Kirin is associated with Dr. Ukita. My mentor (the late Dr. Yasumasa Sone) also told me about the magazine, but I hadn’t talked with Dr. Ukita, who had long been in charge of the magazine’s publication. The conversation we had lasted only a few minutes, but I felt as if I had had a long journey to a faraway town before I finally encountered the right person, Dr. Ukita. Although he didn’t talk much, such his words as “Tears are crying in my heart” and “I like candid expressions” conveyed to me the depths of the essence and philosophy of children’s works, I think.
Since then I started to write down the words of children I heard as I was teaching formative arts (painting) at kindergartens, not only at my own but at other institutions as well. That taught me the way everyday education should be, the merits and problems of kindergarten staff.

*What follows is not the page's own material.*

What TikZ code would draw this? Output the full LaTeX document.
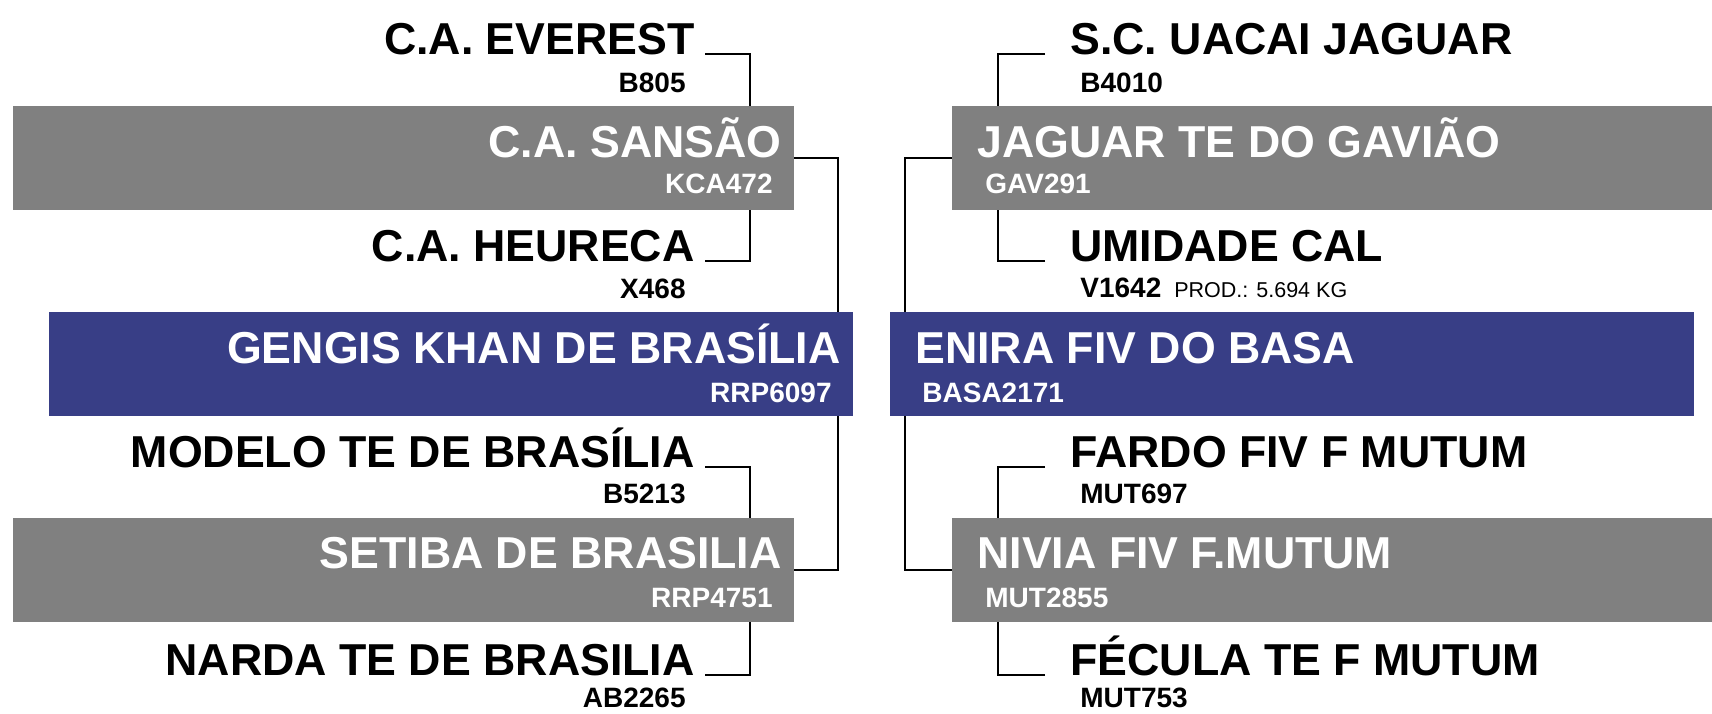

Kirin consistently had liberalism and philosophical egoism. I came to think that Dr. Ukita, as a jury member of Dobiten, always knew the quintessence of children, and was such a great person. Although it had a long history, Dobiten finished in 2008 with its 58th edition, for various reasons and being missed by many. Children’s candid works are always being made. An institution to replace Dobiten was really necessary in order to continue what’s essentially important in preschool education for the future. Therefore kindergartens sharing the same idea founded “Hoiku Zokei no Kai (preschool educational formative arts association).” It retains the concept of Dobiten, and former Dobiten jury members, including Dr. Ukita, took over as the jury of new “Hoiku Zokei Ten (preschool educational formative arts exhibition).” Thanks to that, we have a place where we can accept children’s heart, even time has passed.
Dr. Ukita looked very excited whenever he was judging works at Hoiku Zokei Ten. He used to come in to the exhibition room with walking sticks in his hands, but as soon as he began to judge, he started walking briskly along the works without the sticks.
“I like the way this is crushed.”
“Although it looks dirty, it’s good, because it’s given the whole soul.”
“This work looks like junk, but it’s childlike.”
“The kid is playing about with the hand. It’s good.”
“This is the kind of work I like!”
“It’s done very neatly.”
“It’s really good!”
He always looked at each work as if to caress it, as he judged. “This is so good! Even a child can be a great artist” – Dr. Ukita was really serious while judging. His loud voice gave power to teachers from the kindergartens participating in Hoiku Zokei no Kai.
Before judging at Hoiku Zokei Ten, Dr. Ukita often visited children’s painting classes, and when some children talked to him, “Look at my work,” he used to say, “Oh! This is nice,” and such scenes were repeated. Sometimes he even helped children make works – which I still remember. Dr. Ukita was a person who can mingle with children in a natural manner.
In December this year, at a gallery in the Hyogo Prefectural Museum of Art in the city of Kobe, Hoiku Zokei Ten will take place (Dec. 10-14). Dr. Ukita will certainly shout, “Oh! That’s good!” from heavens. He always looked at children’s works seriously, valued children’s flexible ideas and knew the quintessence of children. He was a great mentor.